In 1956, I was assigned as a prison guard/chaser at the infamous Middle Camp Fuji Brig. It was a no sitting,
no talking, red line brig.
This brig was so tough the maximum confinement was 30 days. Marines standing before a summary court
martial, who had the possibility of being sentenced to two weeks, would ask/beg for a sentence in excess of
thirty days in the hope that they would be sent to the Army, Hardy Barracks stockade, AKA, rest home.Within the Butler Building brig was a cage that contained about 16 double bunks. There were two cells for
solitary confinement outside the cage, along one bulkhead. These two cells had gold footprints painted on the
deck. Any prisoners sentenced to these cells were required to stand on two gold painted footprints. There
were no lights in the cells. The deck near those two cells was carpeted so that a prisoner was unable to hear a
guard approach. There was a rectangular cut about six inches by three inches at eyeball height in the cell
door. If a prisoner was found to be off the golden footprints, he was brought before his commander for
additional punishment. Usually restricted rations for three days. This consisted of a small box of rice cereal
without sugar, served three times a day with all the water one could drink.

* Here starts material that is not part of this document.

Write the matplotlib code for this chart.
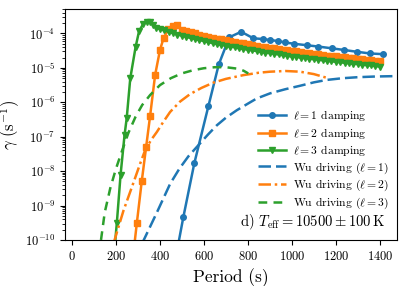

All meals were consumed in the mess hall while standing at parade rest. Everything served had to be eaten
with the exception of bones and paper products. After the morning meal, prisoners broke rocks with
sledgehammers until the noon meal. Following lunch, they were back out to the rock pile until the evening
meal. During inclement weather, the prisoners performed lock step, close order drill in the wire enclosure
outside the brig.
After showers, all prisoners stood at parade rest in front of their bunks, reading the Guide Book For Marines
until lights out at 2100 hours.
On Sundays, the prisoners had the opportunity to attend chapel. Not surprisingly, 100% did.
When a prisoner finished his sentence, we never saw him again. There was no recidivism in the Middle Camp
Fuji Brig. Every released prisoner was practically Squad Leader material. They found discipline, physical
fitness, and knew the Guide Book for Marines from cover to cover.

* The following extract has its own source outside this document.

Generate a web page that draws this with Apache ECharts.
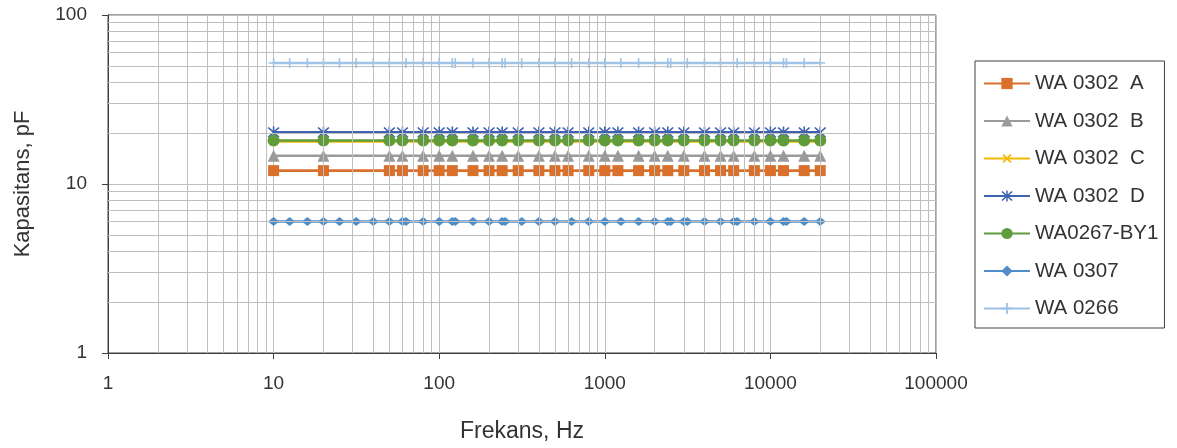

The above was a far cry from the “Correctional Institutes” later adopted where prisoners were able to take
out their frustrations by throwing feces and urine at prison guards.

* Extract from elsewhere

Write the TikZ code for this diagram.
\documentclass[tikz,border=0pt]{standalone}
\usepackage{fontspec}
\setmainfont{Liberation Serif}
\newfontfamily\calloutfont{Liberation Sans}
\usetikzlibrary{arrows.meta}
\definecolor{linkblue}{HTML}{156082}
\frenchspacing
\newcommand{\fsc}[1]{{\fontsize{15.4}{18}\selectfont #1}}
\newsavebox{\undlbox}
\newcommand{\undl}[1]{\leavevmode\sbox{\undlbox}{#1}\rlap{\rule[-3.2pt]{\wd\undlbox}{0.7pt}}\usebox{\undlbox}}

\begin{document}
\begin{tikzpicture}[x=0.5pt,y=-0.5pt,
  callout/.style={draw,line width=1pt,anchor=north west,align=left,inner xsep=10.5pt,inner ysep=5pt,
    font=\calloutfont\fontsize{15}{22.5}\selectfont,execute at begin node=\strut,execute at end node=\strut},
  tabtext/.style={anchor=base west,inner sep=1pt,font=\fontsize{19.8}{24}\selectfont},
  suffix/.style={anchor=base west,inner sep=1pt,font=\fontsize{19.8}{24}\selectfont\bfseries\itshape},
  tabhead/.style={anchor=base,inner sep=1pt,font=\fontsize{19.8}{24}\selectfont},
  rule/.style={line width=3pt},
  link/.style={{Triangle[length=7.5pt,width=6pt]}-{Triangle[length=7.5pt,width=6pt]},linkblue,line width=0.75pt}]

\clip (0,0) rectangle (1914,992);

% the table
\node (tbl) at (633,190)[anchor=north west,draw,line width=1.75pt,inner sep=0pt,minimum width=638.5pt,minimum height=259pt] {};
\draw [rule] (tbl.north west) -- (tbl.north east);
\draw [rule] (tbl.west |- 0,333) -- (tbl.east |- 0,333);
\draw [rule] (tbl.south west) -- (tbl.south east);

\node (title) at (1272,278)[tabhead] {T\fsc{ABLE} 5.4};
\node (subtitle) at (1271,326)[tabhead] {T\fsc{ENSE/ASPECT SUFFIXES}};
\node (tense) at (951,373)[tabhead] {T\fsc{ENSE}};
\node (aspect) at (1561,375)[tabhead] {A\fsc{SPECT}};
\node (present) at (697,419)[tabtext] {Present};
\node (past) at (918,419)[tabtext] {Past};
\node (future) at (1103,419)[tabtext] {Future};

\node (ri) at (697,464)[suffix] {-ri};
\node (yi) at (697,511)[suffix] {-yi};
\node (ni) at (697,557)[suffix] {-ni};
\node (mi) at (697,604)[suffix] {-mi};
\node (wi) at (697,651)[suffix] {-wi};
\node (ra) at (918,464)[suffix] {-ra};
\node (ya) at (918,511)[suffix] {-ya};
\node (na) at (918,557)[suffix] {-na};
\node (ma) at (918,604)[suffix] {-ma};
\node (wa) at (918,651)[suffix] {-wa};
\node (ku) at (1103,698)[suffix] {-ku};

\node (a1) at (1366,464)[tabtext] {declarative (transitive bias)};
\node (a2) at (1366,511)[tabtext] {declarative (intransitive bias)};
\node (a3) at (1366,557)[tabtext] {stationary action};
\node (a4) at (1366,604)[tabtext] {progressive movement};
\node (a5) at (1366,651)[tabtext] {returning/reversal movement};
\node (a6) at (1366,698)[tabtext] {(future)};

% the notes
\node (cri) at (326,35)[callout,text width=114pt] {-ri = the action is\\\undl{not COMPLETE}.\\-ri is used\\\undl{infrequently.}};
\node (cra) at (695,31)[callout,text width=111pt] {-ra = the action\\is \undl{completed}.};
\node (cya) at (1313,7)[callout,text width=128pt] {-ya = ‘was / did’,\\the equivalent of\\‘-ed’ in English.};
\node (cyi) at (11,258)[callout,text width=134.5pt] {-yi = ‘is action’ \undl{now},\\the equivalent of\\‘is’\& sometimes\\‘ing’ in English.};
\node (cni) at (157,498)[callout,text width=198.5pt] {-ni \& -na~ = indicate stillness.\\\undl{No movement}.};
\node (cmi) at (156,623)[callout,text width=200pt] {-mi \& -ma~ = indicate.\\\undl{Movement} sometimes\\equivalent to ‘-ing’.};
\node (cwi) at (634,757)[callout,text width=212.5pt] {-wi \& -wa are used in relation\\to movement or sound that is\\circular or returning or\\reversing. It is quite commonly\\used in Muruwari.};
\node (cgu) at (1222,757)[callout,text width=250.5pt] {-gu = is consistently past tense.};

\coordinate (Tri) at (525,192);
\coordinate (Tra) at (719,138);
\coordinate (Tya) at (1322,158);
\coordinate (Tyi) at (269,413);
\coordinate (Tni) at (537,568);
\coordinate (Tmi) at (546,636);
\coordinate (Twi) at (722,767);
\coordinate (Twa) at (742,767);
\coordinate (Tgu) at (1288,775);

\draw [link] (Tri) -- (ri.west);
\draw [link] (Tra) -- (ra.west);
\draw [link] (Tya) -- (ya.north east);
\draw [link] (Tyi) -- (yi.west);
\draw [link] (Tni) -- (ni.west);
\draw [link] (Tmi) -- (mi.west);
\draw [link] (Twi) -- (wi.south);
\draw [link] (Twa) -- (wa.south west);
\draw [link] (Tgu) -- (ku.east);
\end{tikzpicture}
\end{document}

One of the former prisoners wrote a Broadway play called, ‘The Brig”. The Los Angeles Times reviewed the
play. Part of what they had to say was, “The Brig is a modern inferno. The men who enter it abandon all
hope of mercy, striving only to find within themselves the strength to preserve their sanity against what seem
Here, hell is a Marine Corps prison… etc” A little overstated, but the fact remains that the entire Regiment
never had more than a dozen or so prisoners at any one time; far less than any other infantry regiment of the
times. The Vietnamese have a good term, “Binh nang, thuoc mang.” Big illness, strong medicine.